After O'Ree's professional hockey career ended in 1979, he became a supervisor for a company that handled security for the San Diego Chargers and later worked security at the spectacular Hotel Del Coronado in San Diego harbor.

O'Ree began doing promotional work in 1990 for the International Hockey League's San Diego Gulls. Six years later, he was asked by the National Hockey League to assist with a hockey tournament featuring players from two dozen urban-based hockey programs. In 1998, O'Ree joined the NHL again, this time as the Director of Youth Development and hockey ambassador for NHL Diversity.

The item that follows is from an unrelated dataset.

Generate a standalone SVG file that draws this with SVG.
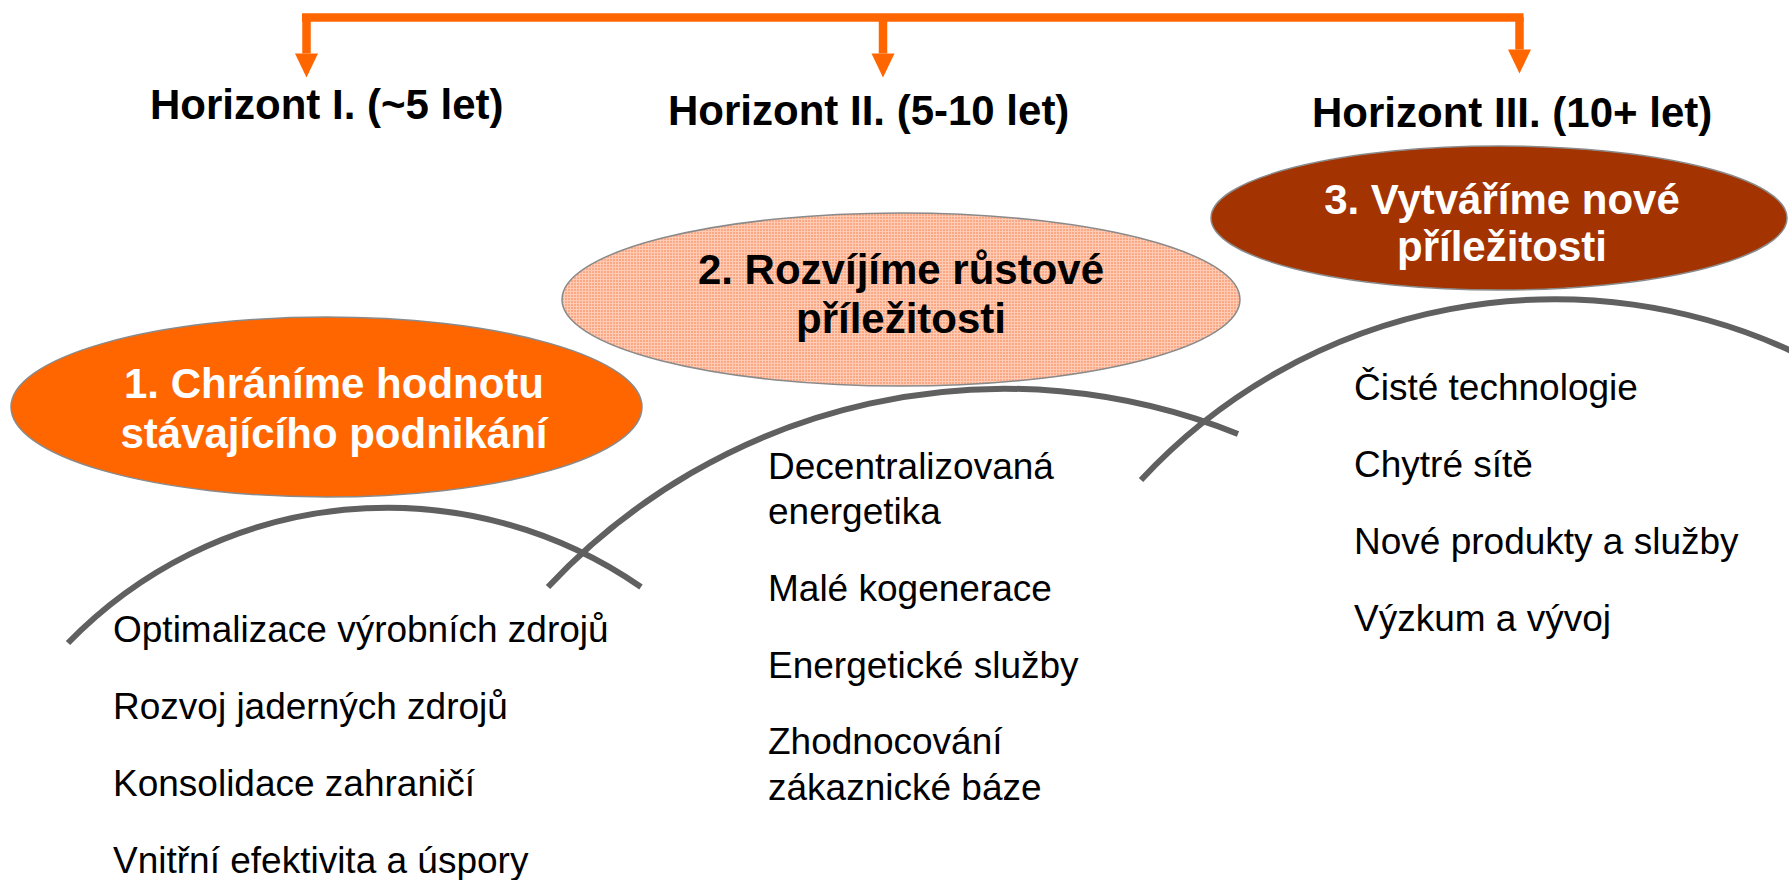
<svg xmlns="http://www.w3.org/2000/svg" width="1789" height="880" viewBox="0 0 1789 880">
  <style>
    .hz { font-family: "Liberation Sans", Arial, sans-serif; font-weight: bold; font-size: 42px; fill: #000; }
    .et { font-family: "Liberation Sans", Arial, sans-serif; font-weight: bold; font-size: 42px; text-anchor: middle; }
    .it { font-family: "Liberation Sans", Arial, sans-serif; font-size: 37px; fill: #000; }
    .arc { fill: none; stroke: #606060; stroke-width: 6; }
    .ell { stroke: #8a8a8a; stroke-width: 1.5; }
    .conn { fill: none; stroke: #FF6600; stroke-width: 8.5; }
  </style>
  <defs>
    <marker id="ah" markerUnits="userSpaceOnUse" markerWidth="24" markerHeight="23" viewBox="0 -11.5 24 23" refX="0" refY="0" orient="auto" overflow="visible">
      <path d="M0,-11.5 L24,0 L0,11.5 Z" fill="#FF6600"/>
    </marker>
    <pattern id="grid" width="3" height="3" patternUnits="userSpaceOnUse">
      <rect width="3" height="3" fill="#FBA985"/>
      <rect width="3" height="1" fill="#FFCBB4"/>
      <rect width="1" height="3" fill="#FFCBB4"/>
    </pattern>
  </defs>
  <rect width="1789" height="880" fill="#ffffff"/>

  <g id="connectors">
    <path class="conn" d="M302,17.5 H1523.5"/>
    <path class="conn" d="M306.5,17 V53.5" marker-end="url(#ah)"/>
    <path class="conn" d="M883,17 V53.5" marker-end="url(#ah)"/>
    <path class="conn" d="M1519.5,17 V49.5" marker-end="url(#ah)"/>
  </g>

  <g id="horizon-labels">
    <text id="h1" class="hz" x="150" y="119">Horizont I. (~5 let)</text>
    <text id="h2" class="hz" x="668" y="125">Horizont II. (5-10 let)</text>
    <text id="h3" class="hz" x="1312" y="127">Horizont III. (10+ let)</text>
  </g>

  <g id="arcs">
    <path class="arc" d="M68,643 A445,445 0 0 1 641,587"/>
    <path class="arc" d="M548,587 A625,625 0 0 1 1238,434"/>
    <path class="arc" d="M1141,480 A565,565 0 0 1 1800,355"/>
  </g>

  <g id="node1">
    <ellipse class="ell" cx="326.5" cy="407" rx="315.5" ry="90" fill="#FF6600"/>
    <text class="et" fill="#ffffff" x="334" y="398" font-size="41">1. Chráníme hodnotu</text>
    <text class="et" fill="#ffffff" x="334" y="448" font-size="41">stávajícího podnikání</text>
  </g>

  <g id="node2">
    <ellipse class="ell" cx="901" cy="299.5" rx="339" ry="86.5" fill="url(#grid)"/>
    <text class="et" fill="#000000" x="901" y="284">2. Rozvíjíme růstové</text>
    <text class="et" fill="#000000" x="901" y="333">příležitosti</text>
  </g>

  <g id="node3">
    <ellipse class="ell" cx="1499" cy="218" rx="288" ry="72" fill="#A33300"/>
    <text class="et" fill="#ffffff" x="1502" y="214">3. Vytváříme nové</text>
    <text class="et" fill="#ffffff" x="1502" y="261">příležitosti</text>
  </g>

  <g id="list1">
    <text class="it" x="113" y="642">Optimalizace výrobních zdrojů</text>
    <text class="it" x="113" y="719">Rozvoj jaderných zdrojů</text>
    <text class="it" x="113" y="796">Konsolidace zahraničí</text>
    <text class="it" x="113" y="873">Vnitřní efektivita a úspory</text>
  </g>

  <g id="list2">
    <text class="it" x="768" y="479">Decentralizovaná</text>
    <text class="it" x="768" y="524">energetika</text>
    <text class="it" x="768" y="601">Malé kogenerace</text>
    <text class="it" x="768" y="678">Energetické služby</text>
    <text class="it" x="768" y="754">Zhodnocování</text>
    <text class="it" x="768" y="800">zákaznické báze</text>
  </g>

  <g id="list3">
    <text class="it" x="1354" y="400">Čisté technologie</text>
    <text class="it" x="1354" y="477">Chytré sítě</text>
    <text class="it" x="1354" y="554">Nové produkty a služby</text>
    <text class="it" x="1354" y="631">Výzkum a vývoj</text>
  </g>
</svg>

"I feel good about being in the position I'm in, meeting people I played with and against and talking to the players in the league now," he said. "Many of them know the name Willie O'Ree. What a pleasure it's been to meet players like Mike Grier and Anson Carter who have told me I opened a door and made it possible for them. They know they are role models for younger boys and girls playing now. These kids are now setting goals for themselves because it is possible to break that barrier. You can do what you want if you believe you can and if you think you can, you will."

The 2007-2008 season will mark the 50th anniversary of O’Ree’s NHL debut with the Boston Bruins. To commemorate his work and recognize this milestone, O’Ree and the National Hockey League will host numerous activities throughout the season at both the local and national levels—including events celebrating the diversity of the game and the Hockey is for Everyone initiative.